BOSTON – The name Juniper Pharmaceuticals may not ring many bells for the average pharma watcher, but the company actually has a long history of pharmaceutical development – just under a different company name.

Until April this year, Juniper spent more than a decade known as Columbia Laboratories. But, the Boston Business Journal reported Juniper has quietly become one of the best performing publicly-traded biotech firms in Massachusetts. For more than 20 years Juniper, as Columbia Laboratories, was listed on the Nasdaq Capital Market, but last week the company made the jump to the Nasdaq Global Select Market. Frank Condella, Juniper's chief executive officer, said the move to the bigger listing “will improve the visibility of our stock and provide us with greater exposure to a broader base of institutional investors.”

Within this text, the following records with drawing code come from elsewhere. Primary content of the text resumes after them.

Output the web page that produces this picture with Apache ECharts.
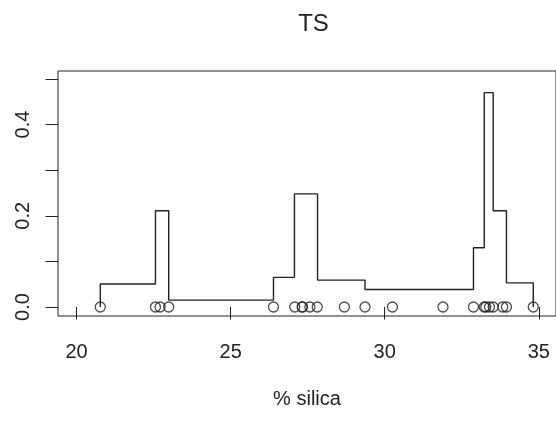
<!DOCTYPE html>
<html>
<head>
<meta charset="utf-8">
<script src="https://cdn.jsdelivr.net/npm/echarts@6/dist/echarts.min.js"></script>
<style>html,body{margin:0;padding:0;background:#fff;}#c{width:556px;height:422px;}</style>
</head>
<body>
<div id="c"></div>
<script>
// Data
const silica = [20.77, 22.56, 22.71, 22.99, 26.39, 27.08, 27.32, 27.33, 27.57, 27.81, 28.69, 29.36, 30.25, 31.89, 32.88, 33.23, 33.28, 33.40, 33.52, 33.83, 33.95, 34.82];
const breaks = [20.77, 22.56, 22.99, 26.39, 27.07, 27.82, 29.36, 32.88, 33.23, 33.52, 33.95, 34.82];
const heights = [0.0505, 0.211, 0.0152, 0.065, 0.248, 0.059, 0.0385, 0.130, 0.470, 0.211, 0.053];
const xTicks = [20, 25, 30, 35];
const yTicks = [0, 0.1, 0.2, 0.3, 0.4, 0.5];
const yLabels = [0, 0.2, 0.4];

const stepData = [[breaks[0], 0]];
for (let i = 0; i < heights.length; i++) {
  stepData.push([breaks[i], heights[i]]);
  stepData.push([breaks[i + 1], heights[i]]);
}
stepData.push([breaks[breaks.length - 1], 0]);

const font = 'Liberation Sans, Arial, Helvetica, sans-serif';
const ink = '#222';
const chart = echarts.init(document.getElementById('c'), null, {renderer: 'canvas'});
chart.setOption({
  animation: false,
  backgroundColor: '#fff',
  title: {
    text: 'TS', left: 308.5, top: 7, textAlign: 'center',
    textStyle: {fontFamily: font, fontSize: 24, fontWeight: 'normal', color: ink}
  },
  grid: {left: 58, top: 71, width: 501, height: 245, show: true, borderColor: ink, borderWidth: 1, backgroundColor: 'transparent'},
  xAxis: {
    type: 'value', min: 19.397, max: 35.558,
    name: '% silica', nameLocation: 'middle', nameGap: 73,
    nameTextStyle: {fontFamily: font, fontSize: 20, color: ink},
    axisLine: {show: false},
    splitLine: {show: false},
    axisTick: {show: true, length: 12.5, inside: false, customValues: xTicks, lineStyle: {color: ink, width: 1}},
    axisLabel: {customValues: xTicks, margin: 26, fontFamily: font, fontSize: 20, color: ink}
  },
  yAxis: {
    type: 'value', min: -0.0197, max: 0.5175,
    axisLine: {show: false},
    splitLine: {show: false},
    axisTick: {show: true, length: 12.5, inside: false, customValues: yTicks, lineStyle: {color: ink, width: 1}},
    axisLabel: {customValues: yLabels, rotate: 90, margin: 25, fontFamily: font, fontSize: 20, color: ink,
      formatter: v => v.toFixed(1)}
  },
  series: [
    {type: 'line', data: stepData, symbol: 'none', lineStyle: {color: ink, width: 1.4}, z: 2},
    {type: 'scatter', data: silica.map(v => [v, 0]), symbol: 'circle', symbolSize: 10,
      itemStyle: {color: 'rgba(0,0,0,0)', borderColor: ink, borderWidth: 1.3}, z: 3}
  ]
});
</script>
</body>
</html>
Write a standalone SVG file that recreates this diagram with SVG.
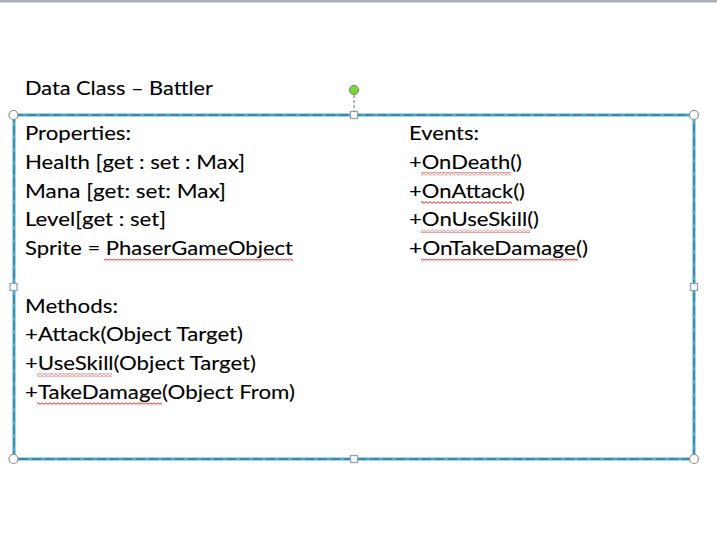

"This achievement reflects the execution of our strategy to build long-term value for shareholders from our core operations and through the development of an expanded product portfolio,” Condella said in a statement.

Since the beginning of the year, Juniper’s shares have grown 115 percent since the start of the year, making it the second-best performing pharmaceutical stock in Massachusetts this year, the Journal reported. The company relocated to The Bay State in 2013. Juniper’s stock is down this morning, trading at $11.86 per share.

Juniper has a commercially approved product, Crinone 8%, a progesterone gel, which is marketed by Allergan , Inc. in the U.S. and by Germany-based Merck KgaA in over 90 countries worldwide. Crinone generates about $24 million in annual sales, the Journal said.

Juniper’s name change came about as part of an effort to rebrand the company as a women’s health company, George Elston, Juniper’s chief financial officer, told the Journal.

Juniper is advancing its lead candidate COL-1077, a 10 percent lidocaine bioadhesive gel intended as an acute use anesthetic for minimally invasive gynecologic procedures, through Phase II trials. With an estimated five to six million gynecological procedures performed annually in the United States, Juniper said that represents “a significant need for a safe and effective localized anesthetic for these patients.” Common minimally-invasive gynecological procedures COL-1077 could be approved for as an anesthetic include a cervical biopsy, an endometrial biopsy and a hysteroscopy, the company said on its website.

A Phase II trial with 150 patients studying the efficacy and safety of a single dose of COL-1077 for use as an acute anesthetic in women undergoing transvaginal pipelle-directed endometrial biopsy with tenaculum placement began in May 2015. The company said it plans to seek a partnership with other pharmaceutical companies for late-stage clinical trials and commercialization.

In March, Juniper licensed worldwide rights to an intra-vaginal ring, which has the ability to deliver drugs at different dosages and release rates within a single ring system, the company said. Drugs such as progesterone and leuprolide have already been tested using the technology and demonstrated sustained release for up to three weeks, Juniper said on its website.